Bulkheads
All the bulkheads came routed to shape by ATL - a big sort of kit, boy did we have fun sorting out which piece had to be joined to which piece. I was sure (more than once) that ATL had supplied a sheet or 2 incorrectly, but in the end all worked out well. We joined the panels together with a 2 pack epoxy glue - "Z" joins on the short edge of every panel, and then cut out the bulkheads as necessary. Both hulls were now the right way up with a very big gap between them. We added the forward bulkheads and a couple of rear ones and as we did we removed any temporary chipboard / mdf bulkheads that we left in place to hold the hulls in the correct shape.

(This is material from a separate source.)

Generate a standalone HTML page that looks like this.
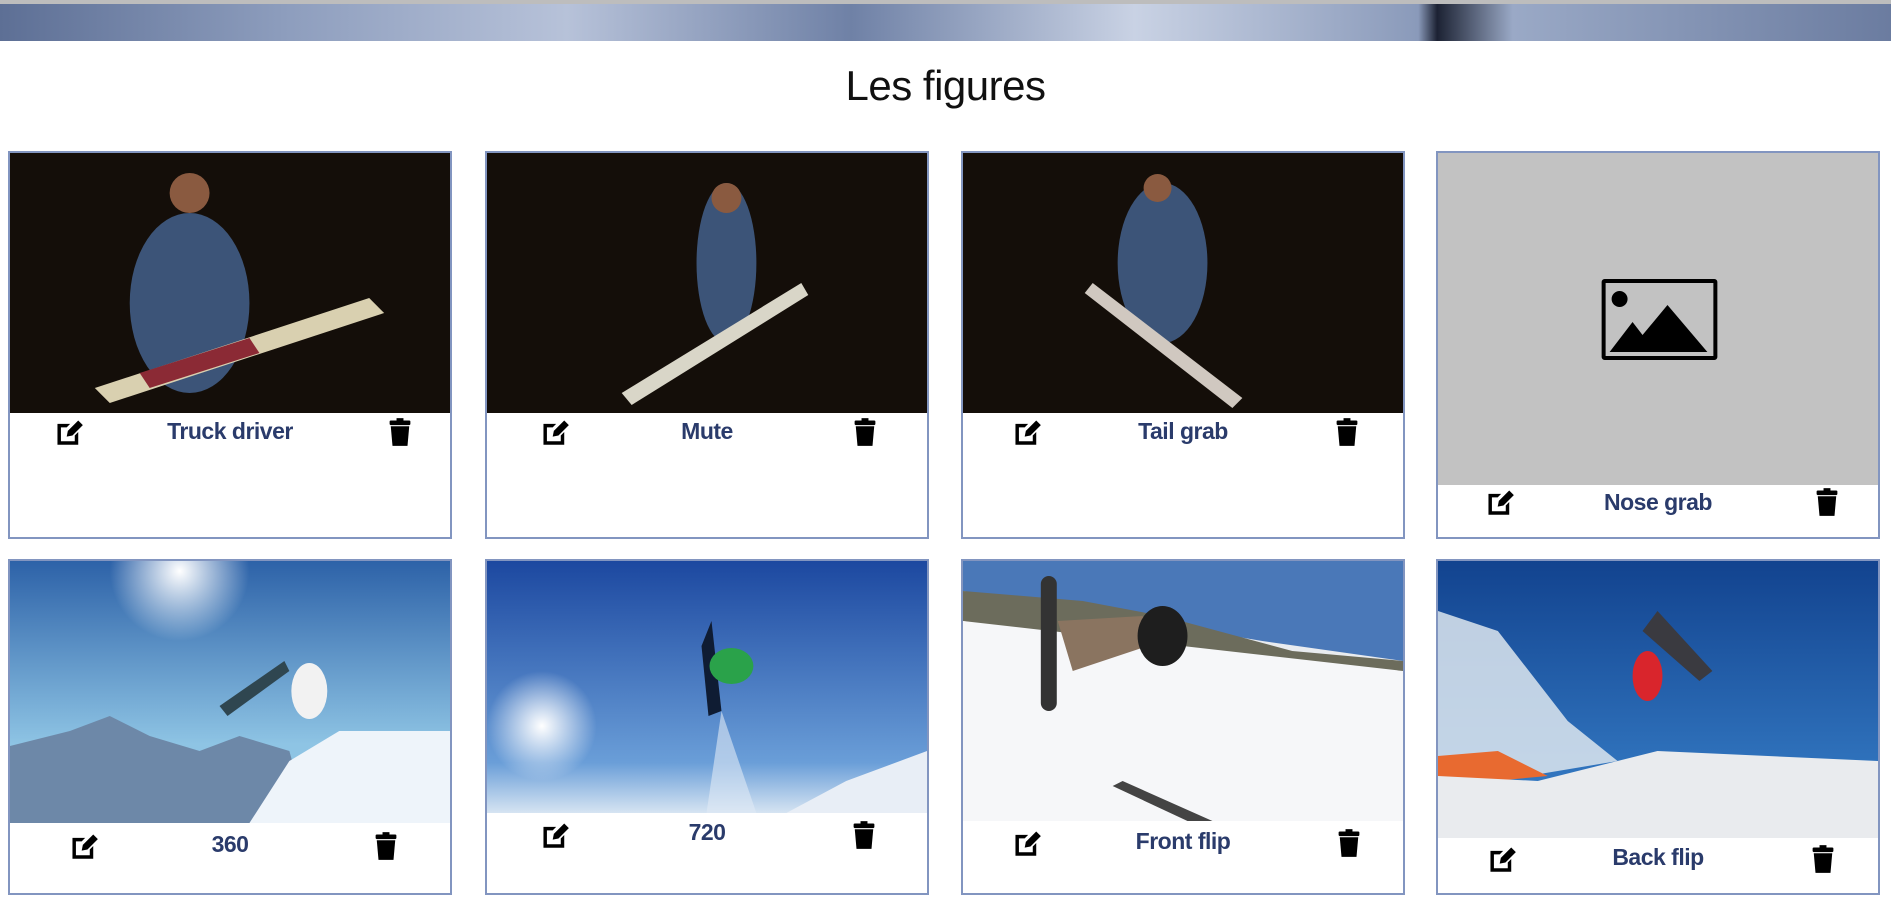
<!DOCTYPE html>
<html><head><meta charset="utf-8">
<style>
html,body{margin:0;padding:0;background:#fff;width:1891px;height:899px;overflow:hidden;position:relative;font-family:"Liberation Sans","DejaVu Sans",sans-serif}
.banner{position:absolute;left:0;top:0;width:1891px;height:41px;background:linear-gradient(90deg,#5d6f95 0%,#8d9dbd 15%,#b7c2d9 30%,#6f81a6 45%,#c9d2e4 60%,#8a9aba 75%,#1c2233 76%,#9aa9c6 80%,#6b7ca0 100%)}
.banner:before{content:"";position:absolute;left:0;top:0;right:0;height:4px;background:#bdbdbd}
.title{position:absolute;left:0;width:1891px;top:62px;text-align:center;font-size:42px;color:#111;letter-spacing:-0.5px}
.card{position:absolute;width:444px;border:2px solid #8295c0;box-sizing:border-box;background:#fff;overflow:hidden}
.img{position:absolute;left:0;top:0;width:100%}
.lbl{position:absolute;left:0;width:100%;text-align:center;font-size:23px;font-weight:bold;color:#2a3b6b;letter-spacing:-0.5px}
.ic{position:absolute;width:30px;height:30px}
</style></head><body>
<div class="banner"></div>
<div class="title">Les figures</div>

<svg width="0" height="0" style="position:absolute">
<defs>
<symbol id="edit" viewBox="0 0 26 26"><path d="M3 6h11l-3 3H6v12h12v-5l3-3v11H3z" fill="#000"/><path d="M11 17l1-5 9-9 4 4-9 9z" fill="#000"/></symbol>
<symbol id="trash" viewBox="0 0 26 26"><rect x="4" y="3" width="18" height="4" rx="1" fill="#000"/><rect x="10" y="1" width="6" height="3" fill="#000"/><path d="M5 8h16l-1.5 17h-13z" fill="#000"/></symbol>
</defs></svg>

<!-- Row 1 -->
<div class="card" style="left:8px;top:151px;height:388px">
 <svg class="img" height="260" viewBox="0 0 441 260" preserveAspectRatio="none"><rect width="441" height="260" fill="#140e09"/><ellipse cx="180" cy="150" rx="60" ry="90" fill="#3c5478"/><circle cx="180" cy="40" r="20" fill="#8a5a40"/><path d="M85 235L360 145L375 160L100 250Z" fill="#d9d0b0"/><path d="M130 220L240 185L250 200L140 235Z" fill="#8b2a35"/></svg>
 <svg class="ic" style="left:44px;top:264px"><use href="#edit"/></svg>
 <div class="lbl" style="top:265px">Truck driver</div>
 <svg class="ic" style="left:375px;top:264px"><use href="#trash"/></svg>
</div>
<div class="card" style="left:485px;top:151px;height:388px">
 <svg class="img" height="260" viewBox="0 0 441 260" preserveAspectRatio="none"><rect width="441" height="260" fill="#140e09"/><ellipse cx="240" cy="110" rx="30" ry="80" fill="#3c5478"/><circle cx="240" cy="45" r="15" fill="#8a5a40"/><path d="M135 240L315 130L322 142L145 252Z" fill="#d9d6c8"/></svg>
 <svg class="ic" style="left:53px;top:264px"><use href="#edit"/></svg>
 <div class="lbl" style="top:265px">Mute</div>
 <svg class="ic" style="left:363px;top:264px"><use href="#trash"/></svg>
</div>
<div class="card" style="left:961px;top:151px;height:388px">
 <svg class="img" height="260" viewBox="0 0 441 260" preserveAspectRatio="none"><rect width="441" height="260" fill="#140e09"/><ellipse cx="200" cy="110" rx="45" ry="80" fill="#3c5478"/><circle cx="195" cy="35" r="14" fill="#8a5a40"/><path d="M130 130L280 245L270 255L122 140Z" fill="#d0c8c0"/></svg>
 <svg class="ic" style="left:49px;top:264px"><use href="#edit"/></svg>
 <div class="lbl" style="top:265px">Tail grab</div>
 <svg class="ic" style="left:369px;top:264px"><use href="#trash"/></svg>
</div>
<div class="card" style="left:1436px;top:151px;height:388px">
 <svg class="img" height="332" viewBox="0 0 441 332" preserveAspectRatio="none"><rect width="441" height="332" fill="#c2c2c2"/><rect x="166" y="128" width="112" height="77" fill="none" stroke="#000" stroke-width="4" rx="1"/><circle cx="182" cy="146" r="8" fill="#000"/><path d="M172 199L195 169L205 182L230 152L270 199Z" fill="#000"/></svg>
 <svg class="ic" style="left:47px;top:334px"><use href="#edit"/></svg>
 <div class="lbl" style="top:336px">Nose grab</div>
 <svg class="ic" style="left:374px;top:334px"><use href="#trash"/></svg>
</div>

<!-- Row 2 -->
<div class="card" style="left:8px;top:559px;height:336px">
 <svg class="img" height="262" viewBox="0 0 441 262" preserveAspectRatio="none"><defs><linearGradient id="s1" x1="0" y1="0" x2="0" y2="1"><stop offset="0" stop-color="#2d62a8"/><stop offset="0.7" stop-color="#8ec4e4"/></linearGradient><radialGradient id="sun1"><stop offset="0" stop-color="#fff"/><stop offset="1" stop-color="#fff" stop-opacity="0"/></radialGradient></defs><rect width="441" height="262" fill="url(#s1)"/><circle cx="170" cy="10" r="70" fill="url(#sun1)"/><path d="M0 185L60 170L100 155L140 175L190 190L230 175L280 190L300 262L0 262Z" fill="#6d88a8"/><path d="M240 262L280 200L330 170L441 170L441 262Z" fill="#eef4fa"/><path d="M210 145L275 100L280 110L218 155Z" fill="#2f4650"/><ellipse cx="300" cy="130" rx="18" ry="28" fill="#f2f2f2"/></svg>
 <svg class="ic" style="left:59px;top:270px"><use href="#edit"/></svg>
 <div class="lbl" style="top:270px">360</div>
 <svg class="ic" style="left:361px;top:270px"><use href="#trash"/></svg>
</div>
<div class="card" style="left:485px;top:559px;height:336px">
 <svg class="img" height="252" viewBox="0 0 441 252" preserveAspectRatio="none"><defs><linearGradient id="s2" x1="0" y1="0" x2="0" y2="1"><stop offset="0" stop-color="#1c48a0"/><stop offset="0.8" stop-color="#6a9ed8"/><stop offset="1" stop-color="#d6e4f2"/></linearGradient><radialGradient id="sun2"><stop offset="0" stop-color="#fff"/><stop offset="1" stop-color="#fff" stop-opacity="0"/></radialGradient></defs><rect width="441" height="252" fill="url(#s2)"/><circle cx="55" cy="165" r="55" fill="url(#sun2)"/><path d="M300 252L360 220L441 190L441 252Z" fill="#e8eef6"/><path d="M215 85L225 60L235 150L222 155Z" fill="#0f1c33"/><ellipse cx="245" cy="105" rx="22" ry="18" fill="#2aa24a"/><path d="M235 150L270 252L220 252Z" fill="#dfe9f5" opacity="0.6"/></svg>
 <svg class="ic" style="left:53px;top:259px"><use href="#edit"/></svg>
 <div class="lbl" style="top:258px">720</div>
 <svg class="ic" style="left:362px;top:259px"><use href="#trash"/></svg>
</div>
<div class="card" style="left:961px;top:559px;height:336px">
 <svg class="img" height="260" viewBox="0 0 441 260" preserveAspectRatio="none"><rect width="441" height="260" fill="#e9ecf0"/><path d="M0 0H441V100L300 80L0 30Z" fill="#4a78b8"/><path d="M0 30L120 40L200 55L330 90L441 100L441 110L300 110L0 60Z" fill="#6c6c5c"/><path d="M0 60L441 110L441 260L0 260Z" fill="#f6f7f9"/><rect x="78" y="15" width="16" height="135" rx="8" fill="#333"/><path d="M95 60L180 55L200 80L110 110Z" fill="#8a7460"/><ellipse cx="200" cy="75" rx="25" ry="30" fill="#1e1e1e"/><path d="M160 220L250 260L225 260L150 225Z" fill="#444"/></svg>
 <svg class="ic" style="left:49px;top:267px"><use href="#edit"/></svg>
 <div class="lbl" style="top:267px">Front flip</div>
 <svg class="ic" style="left:371px;top:267px"><use href="#trash"/></svg>
</div>
<div class="card" style="left:1436px;top:559px;height:336px">
 <svg class="img" height="277" viewBox="0 0 441 277" preserveAspectRatio="none"><defs><linearGradient id="s4" x1="0" y1="0" x2="0" y2="1"><stop offset="0" stop-color="#12438f"/><stop offset="1" stop-color="#3a83cc"/></linearGradient></defs><rect width="441" height="277" fill="url(#s4)"/><path d="M0 50L60 70L130 160L180 200L0 230Z" fill="#dde6ef" opacity="0.85"/><path d="M0 195L60 190L110 215L0 225Z" fill="#e86a30"/><path d="M100 220L220 190L441 200L441 277L0 277L0 215Z" fill="#e9ebee"/><path d="M205 70L220 50L275 110L262 120Z" fill="#3a3a40"/><ellipse cx="210" cy="115" rx="15" ry="25" fill="#d9252c"/></svg>
 <svg class="ic" style="left:49px;top:283px"><use href="#edit"/></svg>
 <div class="lbl" style="top:283px">Back flip</div>
 <svg class="ic" style="left:370px;top:283px"><use href="#trash"/></svg>
</div>
</body></html>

The plan was this: and it worked quite well - join up the cockpit bulkhead - one massive bit of timber - brace it up and lift it into place - that would fix the width of the boat at the cockpit area - we made sure the boat was square and each centreline in exactly the right place before we glassed the sucker into place. Join up the mast bulkhead - build the top web upside down on the bench and extended bench - turn it over and glass it into place - then build the bottom web - right way up of course. We had to work quickly on the top web as there was 34 layers of 900gm uniglass to be applied - it got a bit warm but not too much I think
BridgeDeck
Now the bulkheads are all in place - Time to build the bridgedeck - more big bits joined together - ATL specified 3 huge stringers with a heap of uniglass top and bottom - we made ours hollow so the hydraulic steering pipework could run through these. The bridgedeck was built on the shed floor and they dragged out and turned over using a handy tree, back into the shed and a series of jacks and timbers etc got it into place - saw away at the chamfer panel and glass it into place, I have tried to finish the surface so we have minimal overhead sanding.
Decks
Right now its starting to take shape. We built the forward decks in place - glassed the external surface, lifted them down - glassed the inside and filled and primed the surface - top coated it too I think - any work that was going to be done in the forward locker was now completed - strong points for the foreward beam and for the prodder pole bracing etc - far easier now than when the lid is on. Inside of the locker was then plastered - primed and topcoated with gloss white. The remainder of the decks were just built using 25mm DuFlex over temporary formers - glassed externally with 440gm Biax, internally the joins were taped and we put up a false ceiling everywhere to reduce finishing overhead work.